Dataset records:
--- Start ---
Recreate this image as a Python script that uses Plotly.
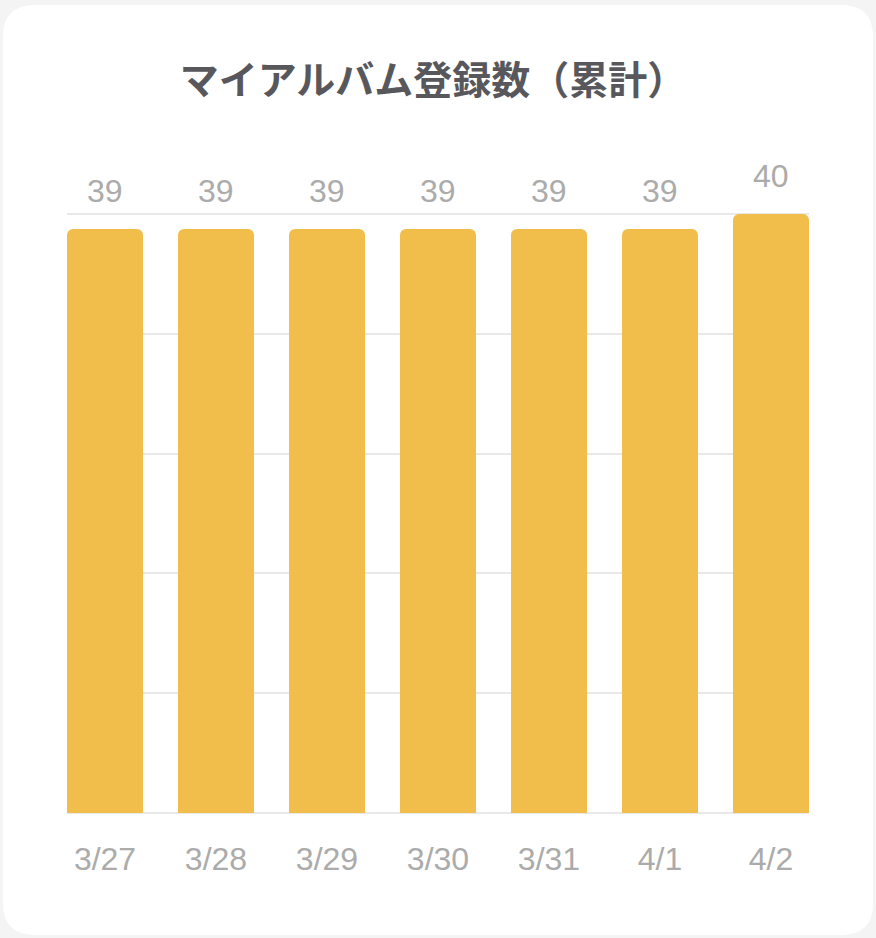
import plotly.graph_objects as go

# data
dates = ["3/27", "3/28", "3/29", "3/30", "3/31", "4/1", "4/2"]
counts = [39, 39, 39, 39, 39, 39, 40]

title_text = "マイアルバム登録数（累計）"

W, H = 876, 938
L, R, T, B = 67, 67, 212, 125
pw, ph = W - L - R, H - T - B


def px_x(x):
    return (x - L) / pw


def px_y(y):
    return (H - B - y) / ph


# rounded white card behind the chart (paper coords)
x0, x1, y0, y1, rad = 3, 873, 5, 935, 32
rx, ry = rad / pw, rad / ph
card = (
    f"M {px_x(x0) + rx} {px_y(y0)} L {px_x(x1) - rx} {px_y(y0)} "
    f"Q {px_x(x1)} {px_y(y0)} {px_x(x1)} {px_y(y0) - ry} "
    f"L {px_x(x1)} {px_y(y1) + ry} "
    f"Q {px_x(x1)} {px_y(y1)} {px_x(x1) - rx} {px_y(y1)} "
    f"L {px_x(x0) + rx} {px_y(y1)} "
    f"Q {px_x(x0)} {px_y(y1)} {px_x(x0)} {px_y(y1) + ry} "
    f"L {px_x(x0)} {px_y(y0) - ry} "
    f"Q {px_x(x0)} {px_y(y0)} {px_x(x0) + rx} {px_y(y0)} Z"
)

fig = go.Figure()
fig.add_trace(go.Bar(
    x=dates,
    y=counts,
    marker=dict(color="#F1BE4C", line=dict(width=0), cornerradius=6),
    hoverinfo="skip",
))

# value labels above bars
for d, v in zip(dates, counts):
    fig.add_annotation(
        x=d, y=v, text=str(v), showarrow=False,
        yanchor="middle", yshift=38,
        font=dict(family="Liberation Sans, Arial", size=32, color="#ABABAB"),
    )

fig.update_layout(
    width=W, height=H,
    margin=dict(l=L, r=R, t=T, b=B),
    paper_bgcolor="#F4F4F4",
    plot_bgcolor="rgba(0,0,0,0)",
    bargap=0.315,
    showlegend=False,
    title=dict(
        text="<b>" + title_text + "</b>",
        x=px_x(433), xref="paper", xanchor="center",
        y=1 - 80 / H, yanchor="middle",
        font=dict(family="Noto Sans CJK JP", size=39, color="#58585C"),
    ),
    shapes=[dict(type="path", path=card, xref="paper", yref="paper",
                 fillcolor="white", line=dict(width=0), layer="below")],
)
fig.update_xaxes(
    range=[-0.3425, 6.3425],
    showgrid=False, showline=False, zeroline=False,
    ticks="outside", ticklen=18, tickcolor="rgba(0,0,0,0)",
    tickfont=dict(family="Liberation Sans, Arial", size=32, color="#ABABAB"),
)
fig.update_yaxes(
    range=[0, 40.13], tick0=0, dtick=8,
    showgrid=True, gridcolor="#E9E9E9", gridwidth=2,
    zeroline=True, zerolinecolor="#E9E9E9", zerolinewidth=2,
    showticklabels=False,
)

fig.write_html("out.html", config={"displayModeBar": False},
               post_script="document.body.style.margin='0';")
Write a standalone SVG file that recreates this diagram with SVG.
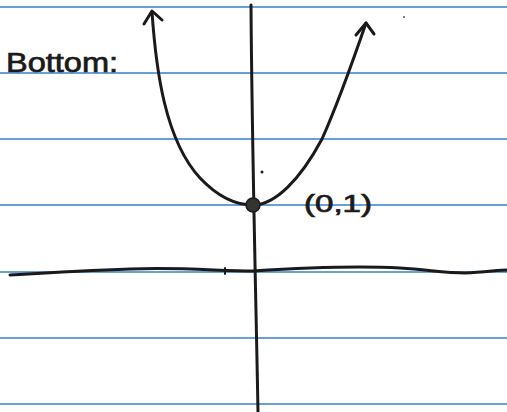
--- End ---
Exercise prompt: Pictures stay out of the copy; please restate every record above exactly.

Exercise answer:
Recreate this image as a Python script that uses Plotly.
import plotly.graph_objects as go

# data
dates = ["3/27", "3/28", "3/29", "3/30", "3/31", "4/1", "4/2"]
counts = [39, 39, 39, 39, 39, 39, 40]

title_text = "マイアルバム登録数（累計）"

W, H = 876, 938
L, R, T, B = 67, 67, 212, 125
pw, ph = W - L - R, H - T - B


def px_x(x):
    return (x - L) / pw


def px_y(y):
    return (H - B - y) / ph


# rounded white card behind the chart (paper coords)
x0, x1, y0, y1, rad = 3, 873, 5, 935, 32
rx, ry = rad / pw, rad / ph
card = (
    f"M {px_x(x0) + rx} {px_y(y0)} L {px_x(x1) - rx} {px_y(y0)} "
    f"Q {px_x(x1)} {px_y(y0)} {px_x(x1)} {px_y(y0) - ry} "
    f"L {px_x(x1)} {px_y(y1) + ry} "
    f"Q {px_x(x1)} {px_y(y1)} {px_x(x1) - rx} {px_y(y1)} "
    f"L {px_x(x0) + rx} {px_y(y1)} "
    f"Q {px_x(x0)} {px_y(y1)} {px_x(x0)} {px_y(y1) + ry} "
    f"L {px_x(x0)} {px_y(y0) - ry} "
    f"Q {px_x(x0)} {px_y(y0)} {px_x(x0) + rx} {px_y(y0)} Z"
)

fig = go.Figure()
fig.add_trace(go.Bar(
    x=dates,
    y=counts,
    marker=dict(color="#F1BE4C", line=dict(width=0), cornerradius=6),
    hoverinfo="skip",
))

# value labels above bars
for d, v in zip(dates, counts):
    fig.add_annotation(
        x=d, y=v, text=str(v), showarrow=False,
        yanchor="middle", yshift=38,
        font=dict(family="Liberation Sans, Arial", size=32, color="#ABABAB"),
    )

fig.update_layout(
    width=W, height=H,
    margin=dict(l=L, r=R, t=T, b=B),
    paper_bgcolor="#F4F4F4",
    plot_bgcolor="rgba(0,0,0,0)",
    bargap=0.315,
    showlegend=False,
    title=dict(
        text="<b>" + title_text + "</b>",
        x=px_x(433), xref="paper", xanchor="center",
        y=1 - 80 / H, yanchor="middle",
        font=dict(family="Noto Sans CJK JP", size=39, color="#58585C"),
    ),
    shapes=[dict(type="path", path=card, xref="paper", yref="paper",
                 fillcolor="white", line=dict(width=0), layer="below")],
)
fig.update_xaxes(
    range=[-0.3425, 6.3425],
    showgrid=False, showline=False, zeroline=False,
    ticks="outside", ticklen=18, tickcolor="rgba(0,0,0,0)",
    tickfont=dict(family="Liberation Sans, Arial", size=32, color="#ABABAB"),
)
fig.update_yaxes(
    range=[0, 40.13], tick0=0, dtick=8,
    showgrid=True, gridcolor="#E9E9E9", gridwidth=2,
    zeroline=True, zerolinecolor="#E9E9E9", zerolinewidth=2,
    showticklabels=False,
)

fig.write_html("out.html", config={"displayModeBar": False},
               post_script="document.body.style.margin='0';")
Write a standalone SVG file that recreates this diagram with SVG.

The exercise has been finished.